How to learn Defining Grain And Business Processes for Data Modeling Dimensional Star in Analytics Engineer for free

Why this matters

As an Analytics Engineer, you turn raw events into trustworthy tables for BI and Data Science. If you choose the wrong grain or mix multiple business processes in one fact table, you create double-counts, broken KPIs, and painful debugging. Getting grain and process right is the foundation for clean star schemas and fast, reliable insights.

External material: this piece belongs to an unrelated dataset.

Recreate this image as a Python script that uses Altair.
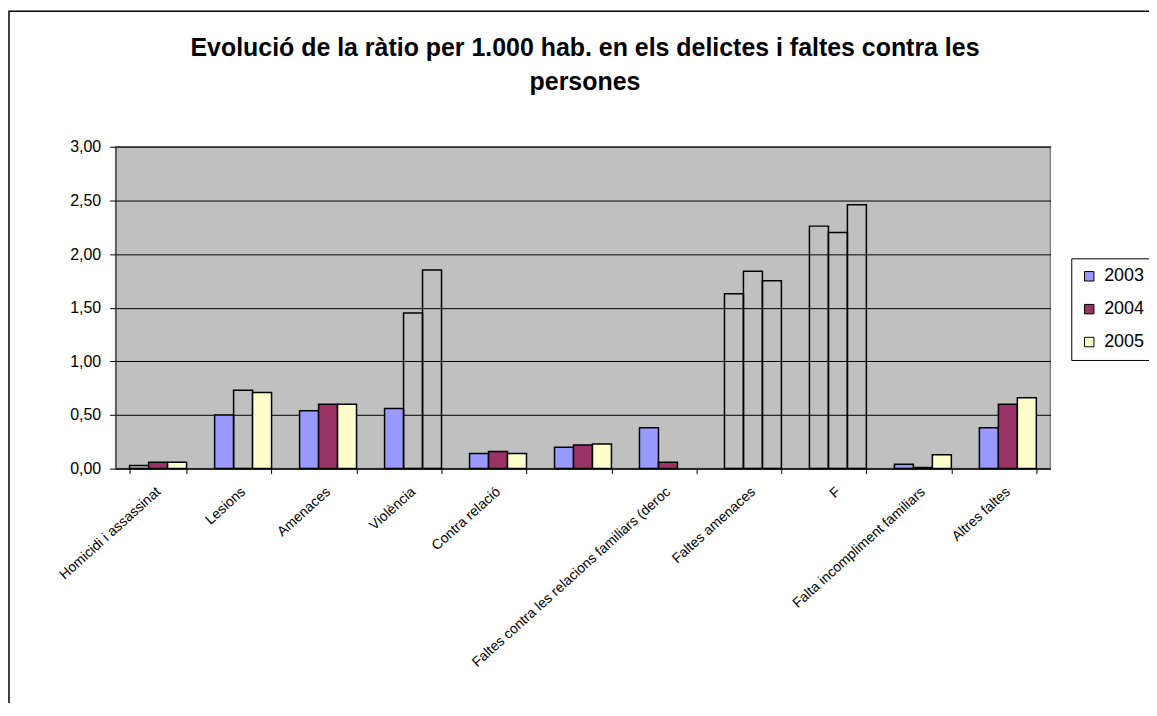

Real tasks you will do: design fact tables for orders, subscriptions, and marketing; document the grain; prevent double-counting across joins; and align KPIs across teams.
Impact: faster dashboards, consistent metrics, easier transformations, and simpler data quality checks.

Progress saving note

You can take the quick test without an account. If you log in, your lesson and test progress will be saved automatically.

Concept explained simply

What is a business process?

A business process is a repeatable activity that produces measurable events (e.g., an order placed, a payment collected, a support ticket resolved). In dimensional modeling, each core business process usually becomes one fact table.

What is grain?

Grain is the exact level of detail of a fact table. It answers: “What does one row represent?” Examples: one row per order, one row per order line, one row per daily subscription, one row per ad impression.

Mental model

Think of grain like the resolution of a photo. The finer the resolution, the more rows you have (more detail). Choose the resolution that exactly matches the questions you need to answer and the way dimensions attach. If you change the resolution mid-stream, the picture gets blurry or distorted.

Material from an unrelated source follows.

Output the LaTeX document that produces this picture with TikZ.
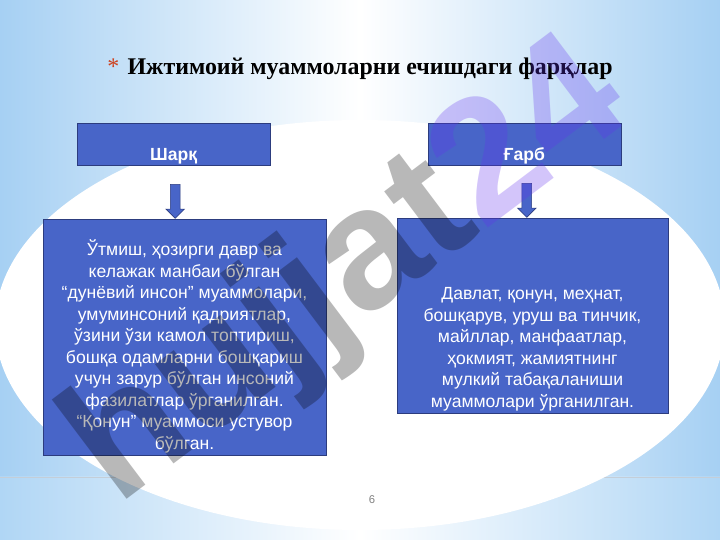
\documentclass[tikz,border=0pt]{standalone}
\usepackage{fontspec}
\setmainfont{Liberation Serif}
\setsansfont{Liberation Sans}
\usepackage{tikz}
\usetikzlibrary{positioning,shapes.arrows,calc}

\definecolor{slideblue}{RGB}{166,208,243}
\definecolor{bandblue}{RGB}{176,214,245}
\definecolor{rulegray}{RGB}{196,206,216}
\definecolor{boxblue}{RGB}{72,101,200}
\definecolor{boxedge}{RGB}{44,60,126}
\definecolor{starred}{RGB}{205,65,30}
\definecolor{markviolet}{RGB}{100,50,238}

\begin{document}
\begin{tikzpicture}[
  headbox/.style={draw=boxedge,fill=boxblue,minimum width=4.825cm,minimum height=1.05cm,inner sep=0pt,text height=0.95cm,text depth=0.1cm,text=white,font=\sffamily\bfseries\fontsize{12.5}{14}\selectfont},
  infobox/.style={draw=boxedge,fill=boxblue},
  infotext/.style={anchor=south,inner sep=1.5pt,align=center,text=white,font=\sffamily\fontsize{12.5}{15.3}\selectfont},
  downarrow/.style={single arrow,draw=boxedge,fill=boxblue,rotate=-90,anchor=tip,minimum height=0.85cm,minimum width=0.45cm,single arrow head extend=0.11cm,inner sep=0.115cm}
]
\useasboundingbox (0,0) rectangle (18,13.5);
% slide background
\fill[left color=slideblue,right color=slideblue,middle color=white] (0,1.575) rectangle (18,13.5);
\fill[left color=bandblue,right color=bandblue,middle color=white] (0,0) rectangle (18,1.575);
\draw[rulegray] (0,1.575) -- (18,1.575);
\fill[white] (9,5.375) ellipse [x radius=9.125cm, y radius=5.125cm];

\node[anchor=base,font=\bfseries\fontsize{17}{20}\selectfont] (title) at (9,11.625) {\textcolor{starred}{\mdseries*}\hspace{0.35em}Ижтимоий муаммоларни ечишдаги фарқлар};

\node[headbox] (sharq) at (4.34,9.9) {Шарқ};
\node[headbox] (garb) at (13.11,9.9) {Ғарб};

\node[infobox,minimum width=7.075cm,minimum height=5.9cm,label={[infotext]south:{Ўтмиш, ҳозирги давр ва\\келажак манбаи бўлган\\“дунёвий инсон” муаммолари,\\умуминсоний қадриятлар,\\ўзини ўзи камол топтириш,\\бошқа одамларни бошқариш\\учун зарур бўлган инсоний\\фазилатлар ўрганилган.\\“Қонун” муаммоси устувор\\бўлган.}}] (sharqinfo) at (4.6125,5.075) {};
\node[infobox,minimum width=6.775cm,minimum height=4.875cm,label={[infotext]south:{Давлат, қонун, меҳнат,\\бошқарув, уруш ва тинчик,\\майллар, манфаатлар,\\ҳокмият, жамиятнинг\\мулкий табақаланиши\\муаммолари ўрганилган.}}] (garbinfo) at (13.3125,5.6125) {};

\node[downarrow] (sharqarrow) at ($(sharq.south |- sharqinfo.north)+(0.04,0)$) {};
\node[downarrow] (garbarrow) at ($(garb.south |- garbinfo.north)+(0.06,0)$) {};

\node[text=gray,font=\sffamily\fontsize{8}{9}\selectfont] (pagenum) at (9.3,1.0) {6};

% watermark
\node[rotate=37,opacity=0.28,text=black,font=\sffamily\bfseries\fontsize{122}{122}\selectfont] (watermark) at (8.75,6.6) {hujjat\textcolor{markviolet}{24}};
\end{tikzpicture}
\end{document}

Good vs. bad grain choices

Good: One row per order line for revenue by product and promotions.
Good: One row per daily active subscription for churn and MRR trends.
Bad: Mixing orders and refunds in the same row with different timestamps.
Bad: One row per session but also storing per-page-view metrics in the same table.

Step-by-step: Define grain and business processes

Step 1 — Name the business process

State the process in verbs and nouns: “Customer places order”, “System bills subscription”, “User views ad”.

Step 2 — List the decisions and KPIs this table must support

Examples: GMV by product, refund rate, CAC by channel, churn rate. This anchors your grain choice.

Step 3 — Inspect source events and entities

Map to events (order_created, order_line_added, payment_captured) and entities (customer, product, store, campaign).

Step 4 — Declare a precise grain sentence

Write it as a complete statement: “One row per order line item (product x in order y) at the time the line is finalized.”

Step 5 — Choose fact table(s) by process

Do not mix processes. Orders, payments, and shipments are separate processes, thus separate fact tables. Use keys to relate them if needed.

Step 6 — Attach dimensions that match the grain

Only join dimensions that can be unambiguously linked at that grain (e.g., product_dim joins to order_line grain, not order header-only).

Step 7 — Validate with sample questions

Run test queries mentally: “Revenue by product?” works at line grain; “Refund rate by store?” may require a refunds fact or a link table.

Step 8 — Document the grain and measures

Write the grain sentence, list of measures, and foreign keys in your model docs. This prevents accidental changes later.

Quick decision helper

If you need product-level revenue and discounts, choose order line grain.
If you need daily churn and MRR, choose daily subscription snapshot grain.
If you need channel attribution at the impression or click, choose event-level grains.
If two processes have different lifecycles (e.g., orders vs. shipments), separate fact tables.

Worked examples

E-commerce: Orders vs. Order Lines

Process: Purchasing.

Option A — Fact Orders (one row per order). Measures: order_subtotal, shipping_fee, order_discount, order_total. Dimensions: customer, store, order_date. Pros: compact. Cons: cannot do product-level analytics without exploding.

Option B — Fact Order Lines (one row per order_id + product_id). Measures: quantity, unit_price, line_discount, line_revenue. Dimensions: product, promotion, category, customer, store, order_date. Pros: fine-grained product analytics. Cons: more rows.

Choice: If product and promo analysis matters, choose order line grain. Often teams keep both: header-level for speed, line-level for detail (clearly documented to avoid double-counting).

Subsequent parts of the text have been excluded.